A análise realizada por Souza e Mariano parte da noção de humilhação como ação racionalmente orientada por práticas de assujeitamento e degradação moral e física, resultantes em feminicídios, a fim de indagar sobre mudanças e persistências nas visões e discursividades sobre o ato. O autor e a autora se apoiaram em cobertura da imprensa e em narrativas nos julgamentos no Tribunal do Júri para analisar entrecruzamentos entre gênero, raça e classe. O percurso do trabalho alude a casos históricos de feminicídio no Brasil e ao Memorial de Feminicídios de Londrina (Néias – Observatório de Feminicídios, 2015-2022), com registros de tentativas e concretização de feminicídios.
A despeito da suposta aleatoriedade, tais casos conectam entre si, pois expressam relações assimétricas de poder simbólico, legitimadoras de violações, degradações e extermínios dos corpos femininos. Souza e Mariano sustentam que, a despeito dos avanços legais recentes, nos julgamentos persistem práticas e percepções culturais e institucionais de depreciação das mulheres.

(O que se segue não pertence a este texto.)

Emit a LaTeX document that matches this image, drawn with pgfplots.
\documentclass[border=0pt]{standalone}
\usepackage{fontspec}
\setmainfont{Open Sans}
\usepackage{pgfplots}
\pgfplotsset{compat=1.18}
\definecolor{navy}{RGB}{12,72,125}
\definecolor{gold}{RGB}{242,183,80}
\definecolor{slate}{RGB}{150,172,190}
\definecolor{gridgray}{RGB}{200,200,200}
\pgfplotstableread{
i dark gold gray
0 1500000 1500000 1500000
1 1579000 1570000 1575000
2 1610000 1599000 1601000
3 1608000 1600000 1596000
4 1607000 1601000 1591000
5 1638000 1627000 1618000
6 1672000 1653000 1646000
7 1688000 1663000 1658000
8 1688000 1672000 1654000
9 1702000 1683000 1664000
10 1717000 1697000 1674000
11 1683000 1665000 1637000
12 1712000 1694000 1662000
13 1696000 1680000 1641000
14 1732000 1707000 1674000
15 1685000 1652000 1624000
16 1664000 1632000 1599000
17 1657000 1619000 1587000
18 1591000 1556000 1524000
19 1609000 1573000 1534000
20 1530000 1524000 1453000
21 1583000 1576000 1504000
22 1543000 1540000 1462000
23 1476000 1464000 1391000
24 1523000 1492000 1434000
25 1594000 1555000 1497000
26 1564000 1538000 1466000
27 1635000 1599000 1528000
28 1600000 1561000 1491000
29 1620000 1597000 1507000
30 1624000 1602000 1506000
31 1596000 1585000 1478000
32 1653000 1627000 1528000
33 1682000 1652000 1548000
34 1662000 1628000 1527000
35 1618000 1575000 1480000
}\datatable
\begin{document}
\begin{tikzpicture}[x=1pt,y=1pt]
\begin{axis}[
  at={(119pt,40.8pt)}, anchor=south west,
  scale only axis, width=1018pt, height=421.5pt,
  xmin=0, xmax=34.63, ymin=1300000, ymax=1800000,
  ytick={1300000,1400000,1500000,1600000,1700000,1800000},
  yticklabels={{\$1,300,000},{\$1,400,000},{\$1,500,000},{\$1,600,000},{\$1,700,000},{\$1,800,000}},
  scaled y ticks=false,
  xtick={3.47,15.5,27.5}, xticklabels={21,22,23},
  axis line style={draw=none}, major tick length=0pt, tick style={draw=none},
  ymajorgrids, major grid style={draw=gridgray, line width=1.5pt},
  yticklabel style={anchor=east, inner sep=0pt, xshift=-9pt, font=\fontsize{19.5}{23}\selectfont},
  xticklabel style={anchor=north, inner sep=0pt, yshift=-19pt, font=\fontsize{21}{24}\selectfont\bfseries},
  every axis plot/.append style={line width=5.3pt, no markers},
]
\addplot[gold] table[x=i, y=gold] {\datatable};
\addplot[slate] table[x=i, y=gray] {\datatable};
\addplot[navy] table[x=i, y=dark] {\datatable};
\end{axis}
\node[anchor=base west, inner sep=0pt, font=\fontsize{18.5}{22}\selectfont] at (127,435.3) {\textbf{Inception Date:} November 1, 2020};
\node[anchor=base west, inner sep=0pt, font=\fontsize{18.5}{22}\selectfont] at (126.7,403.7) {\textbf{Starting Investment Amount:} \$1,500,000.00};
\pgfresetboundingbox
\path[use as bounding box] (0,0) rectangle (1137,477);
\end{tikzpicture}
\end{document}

O segundo artigo, intitulado “A morte antecipada na forma de feminicídio: pelo direito à justiça, à verdade e à memória” (apoios do Conselho Nacional de Desenvolvimento Científico e Tecnológico – CNPq e do Néias – Observatório de Feminicídio Londrina) foi publicado no dossiê “A Morte e o Processo de Morrer nas Ciências Sociais: Perspectivas Sobre Um Fenômeno Multidimensional”, editado pela Revista Mediações, da UEL e pode ser acessado pelo link: https://ojs.uel.br/revistas/uel/index.php/mediacoes.
Neste artigo, Mariano e Souza articulam a sociologia da morte com a sociologia da violência para introduzir gênero e patriarcado como noções relevantes para as reflexões, nas Ciências Sociais, sobre a morte e o processo de morrer, buscando, igualmente, a compreensão estrutural sobre a morte produzida nas relações de poder que levam ao feminicídio, como forma de morte antecipada de mulheres. Como resposta à ordem social e jurídica que invisibiliza ou culpabiliza a vítima, a perspectiva vitimológica apresenta-se como recurso analítico em defesa do direito à justiça, à verdade e à memória.

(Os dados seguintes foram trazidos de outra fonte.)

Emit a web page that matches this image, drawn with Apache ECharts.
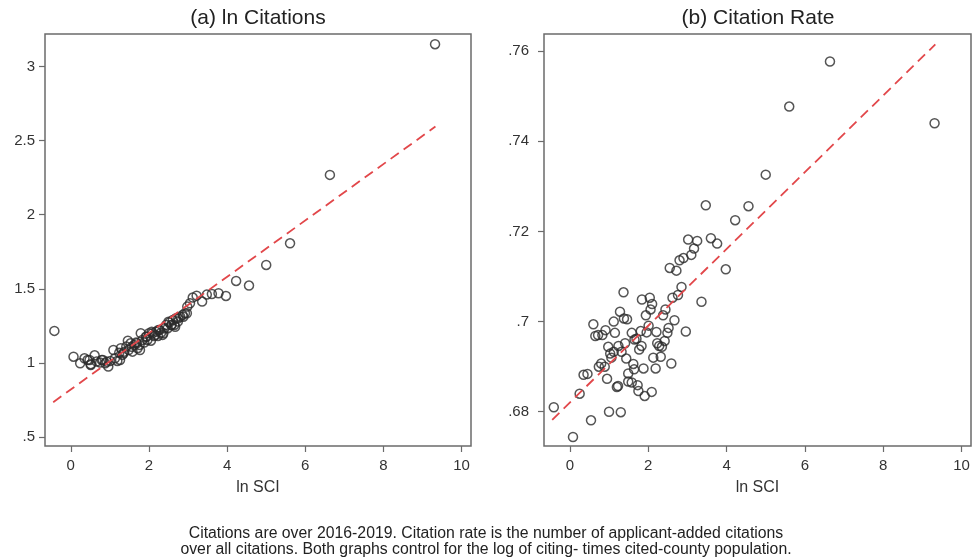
<!DOCTYPE html>
<html>
<head>
<meta charset="utf-8">
<script src="https://cdn.jsdelivr.net/npm/echarts@6/dist/echarts.min.js"></script>
<style>
html,body{margin:0;padding:0;background:#fff;}
#c{width:973px;height:558px;}
</style>
</head>
<body>
<div id="c"></div>
<script>
// ---------- data ----------
var titleA = '(a) ln Citations';
var titleB = '(b) Citation Rate';
var xName = 'ln SCI';
var caption1 = 'Citations are over 2016-2019. Citation rate is the number of applicant-added citations';
var caption2 = 'over all citations. Both graphs control for the log of citing- times cited-county population.';

var xTicks = [0, 2, 4, 6, 8, 10];
var yTicksA = [0.5, 1, 1.5, 2, 2.5, 3];
var yTicksB = [0.68, 0.70, 0.72, 0.74, 0.76];

// Panel (a): ln Citations vs ln SCI
var xA = [-0.42, 0.07, 0.24, 0.35, 0.43, 0.48, 0.51, 0.51, 0.61, 0.66, 0.75, 0.79, 0.82, 0.88, 0.92, 0.96,
  1.01, 1.09, 1.13, 1.19, 1.24, 1.26, 1.28, 1.32, 1.35, 1.37, 1.42, 1.46, 1.48, 1.53, 1.56, 1.58,
  1.62, 1.67, 1.69, 1.71, 1.76, 1.77, 1.79, 1.83, 1.88, 1.92, 1.94, 1.96, 2.00, 2.05, 2.07, 2.09,
  2.13, 2.16, 2.18, 2.23, 2.24, 2.27, 2.31, 2.35, 2.37, 2.40, 2.44, 2.48, 2.50, 2.52, 2.57, 2.58,
  2.61, 2.65, 2.67, 2.69, 2.74, 2.75, 2.80, 2.86, 2.88, 2.92, 2.97, 2.98, 3.05, 3.12, 3.22, 3.36,
  3.48, 3.61, 3.78, 3.97, 4.23, 4.56, 5.00, 5.61, 6.63, 9.32];
var yA = [1.216, 1.042, 0.997, 1.031, 1.020, 1.020, 0.991, 0.986, 1.051, 1.009, 1.002, 1.020, 1.020, 0.997, 1.008, 0.975,
  1.013, 1.087, 1.031, 1.013, 1.069, 1.020, 1.099, 1.054, 1.065, 1.076, 1.110, 1.150, 1.087, 1.132, 1.109, 1.076,
  1.121, 1.137, 1.132, 1.099, 1.121, 1.087, 1.200, 1.155, 1.137, 1.177, 1.177, 1.155, 1.200, 1.150, 1.211, 1.200,
  1.182, 1.188, 1.211, 1.182, 1.222, 1.222, 1.204, 1.189, 1.200, 1.234, 1.256, 1.234, 1.278, 1.272, 1.256, 1.256,
  1.290, 1.256, 1.244, 1.301, 1.279, 1.301, 1.312, 1.324, 1.312, 1.335, 1.335, 1.380, 1.402, 1.441, 1.454, 1.414,
  1.461, 1.465, 1.470, 1.452, 1.553, 1.522, 1.661, 1.807, 2.269, 3.151];

// Panel (b): Citation Rate vs ln SCI
var xB = [-0.41, 0.08, 0.25, 0.35, 0.45, 0.54, 0.60, 0.65, 0.72, 0.83, 0.91, 0.95, 0.98, 0.74, 0.80, 0.89,
  1.00, 1.03, 1.06, 1.12, 1.15, 1.12, 1.20, 1.23, 1.24, 1.28, 1.30, 1.32, 1.37, 1.38, 1.46, 1.41,
  1.44, 1.49, 1.49, 1.58, 1.58, 1.62, 1.64, 1.65, 1.70, 1.73, 1.75, 1.77, 1.83, 1.81, 1.84, 1.88,
  1.91, 1.94, 1.96, 2.01, 2.04, 2.06, 2.09, 2.10, 2.13, 2.19, 2.21, 2.23, 2.28, 2.32, 2.35, 2.38,
  2.42, 2.44, 2.49, 2.52, 2.55, 2.59, 2.62, 2.67, 2.72, 2.76, 2.80, 2.85, 2.90, 2.96, 3.02, 3.10,
  3.17, 3.25, 3.36, 3.47, 3.60, 3.76, 3.98, 4.22, 4.56, 5.00, 5.60, 6.64, 9.31];
var yB = [0.6810, 0.6744, 0.6840, 0.6882, 0.6884, 0.6781, 0.6994, 0.6968, 0.6970, 0.6970, 0.6981, 0.6873, 0.6944, 0.6900, 0.6907, 0.6900,
  0.6800, 0.6929, 0.6920, 0.7000, 0.6975, 0.6933, 0.6855, 0.6857, 0.6946, 0.7022, 0.6799, 0.6933, 0.7065, 0.7007, 0.7005, 0.6952,
  0.6918, 0.6885, 0.6867, 0.6865, 0.6975, 0.6906, 0.6894, 0.6960, 0.6962, 0.6859, 0.6846, 0.6938, 0.6946, 0.6979, 0.7049, 0.6896,
  0.6835, 0.7014, 0.6976, 0.6991, 0.7053, 0.7027, 0.6844, 0.7039, 0.6920, 0.6896, 0.6977, 0.6952, 0.6946, 0.6922, 0.6944, 0.7014,
  0.6957, 0.7027, 0.6975, 0.6986, 0.7119, 0.6907, 0.7053, 0.7003, 0.7113, 0.7059, 0.7136, 0.7077, 0.7141, 0.6978, 0.7182, 0.7148,
  0.7162, 0.7179, 0.7044, 0.7258, 0.7185, 0.7173, 0.7116, 0.7225, 0.7256, 0.7326, 0.7477, 0.7577, 0.7440];

// fitted lines (endpoints)
var fitX = [-0.45, 9.33];
var fitA = [0.735, 2.595];
var fitB = [0.6782, 0.7615];

// ---------- build ----------
function zip(xs, ys) { return xs.map(function (x, i) { return [x, ys[i]]; }); }
function fmtY(v) { return String(+v.toFixed(4)).replace(/^0\./, '.'); }

var frameColor = '#6b6b6b';
var labelColor = '#333';
var fontFam = '"Liberation Sans", Arial, sans-serif';

function xAxisCfg(idx) {
  return {
    gridIndex: idx, type: 'value', min: -0.66, max: 10.24,
    name: xName, nameLocation: 'middle', nameGap: 34,
    nameTextStyle: { fontSize: 16, color: '#333', fontFamily: fontFam },
    axisLine: { show: false, onZero: false },
    splitLine: { show: false },
    axisTick: { show: true, inside: false, length: 6, customValues: xTicks, lineStyle: { color: frameColor, width: 1.2 } },
    axisLabel: { customValues: xTicks, fontSize: 15, color: labelColor, margin: 12, fontFamily: fontFam }
  };
}
function yAxisCfg(idx, min, max, ticks, margin) {
  return {
    gridIndex: idx, type: 'value', min: min, max: max,
    axisLine: { show: false, onZero: false },
    splitLine: { show: false },
    axisTick: { show: true, inside: false, length: 6, customValues: ticks, lineStyle: { color: frameColor, width: 1.2 } },
    axisLabel: { customValues: ticks, fontSize: 15, color: labelColor, margin: margin, fontFamily: fontFam, formatter: fmtY }
  };
}

var scatterStyle = { color: 'rgba(0,0,0,0)', borderColor: '#2a2a2a', borderWidth: 1.5 };
var dashStyle = { color: '#e2474a', width: 1.8, type: [10, 6] };

var option = {
  backgroundColor: '#fff',
  animation: false,
  grid: [
    { left: 45, top: 34, width: 426, height: 412, show: true, borderColor: frameColor, borderWidth: 1.5, backgroundColor: 'transparent' },
    { left: 544, top: 34, width: 427, height: 412, show: true, borderColor: frameColor, borderWidth: 1.5, backgroundColor: 'transparent' }
  ],
  xAxis: [xAxisCfg(0), xAxisCfg(1)],
  yAxis: [
    yAxisCfg(0, 0.439, 3.22, yTicksA, 10),
    yAxisCfg(1, 0.6724, 0.7638, yTicksB, 15)
  ],
  series: [
    { type: 'scatter', xAxisIndex: 0, yAxisIndex: 0, symbol: 'circle', symbolSize: 9, itemStyle: scatterStyle, data: zip(xA, yA) },
    { type: 'line', xAxisIndex: 0, yAxisIndex: 0, symbol: 'none', lineStyle: dashStyle, data: zip(fitX, fitA), z: 3 },
    { type: 'scatter', xAxisIndex: 1, yAxisIndex: 1, symbol: 'circle', symbolSize: 9, itemStyle: scatterStyle, data: zip(xB, yB) },
    { type: 'line', xAxisIndex: 1, yAxisIndex: 1, symbol: 'none', lineStyle: dashStyle, data: zip(fitX, fitB), z: 3 }
  ],
  graphic: [
    { type: 'text', x: 258, y: 18, style: { text: titleA, fontSize: 21, fill: '#222', fontFamily: fontFam, align: 'center', verticalAlign: 'middle' } },
    { type: 'text', x: 758, y: 18, style: { text: titleB, fontSize: 21, fill: '#222', fontFamily: fontFam, align: 'center', verticalAlign: 'middle' } },
    { type: 'text', x: 486, y: 534, style: { text: caption1, fontSize: 15.8, fill: '#222', fontFamily: fontFam, align: 'center', verticalAlign: 'middle' } },
    { type: 'text', x: 486, y: 550, style: { text: caption2, fontSize: 15.8, fill: '#222', fontFamily: fontFam, align: 'center', verticalAlign: 'middle' } }
  ]
};

var chart = echarts.init(document.getElementById('c'), null, { renderer: 'canvas' });
chart.setOption(option);
</script>
</body>
</html>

Com base em estudos empíricos sobre casos de feminicídios consumados julgados na Comarca de Londrina nos anos de 2021 e 2022, demonstra-se como o poder patriarcal, traduzido na objetificação, coisificação e menosprezo de meninas e mulheres, produz feminicídios no contexto da violência doméstica e familiar e como, na resposta formulada judicialmente, apresentam-se riscos de naturalização, invisibilização e revitimização das mulheres.
Em março do corrente ano, a professora Márcia Santana Tavares, coordenadora do LESFEM, na UFBA, organizou a mesa redonda “Leituras Feministas sobre Violências de Gênero e Feminicídios”, por ocasião do Congresso UFBA 2023. Além da professora Márcia Tavares, a atividade contou com a exposição de Silvana Mariano, Márcio Ferreira de Souza, Vanessa Cavalcanti (UFBA) e Eduardo Carvalho (UniFTC), cujo vídeo pode ser acessado pelo link: https://www.youtube.com/watch?v=htqczJstLP4.
No 21º. Congresso da Sociedade Brasileira de Sociologia, a ser realizado entre 11 e 14 de julho de 2023, Silvana Mariano, Márcia Tavares e Márcio Ferreira de Souza coordenarão o Grupo de Trabalho “Feminicídios em perspectiva: teorias, legislações e políticas públicas”, acolhendo e debatendo resultados de pesquisas desenvolvidas em diversas instituições do país.
*Márcio Ferreira de Souza é professor associado do Instituto de Ciências Sociais da UFU.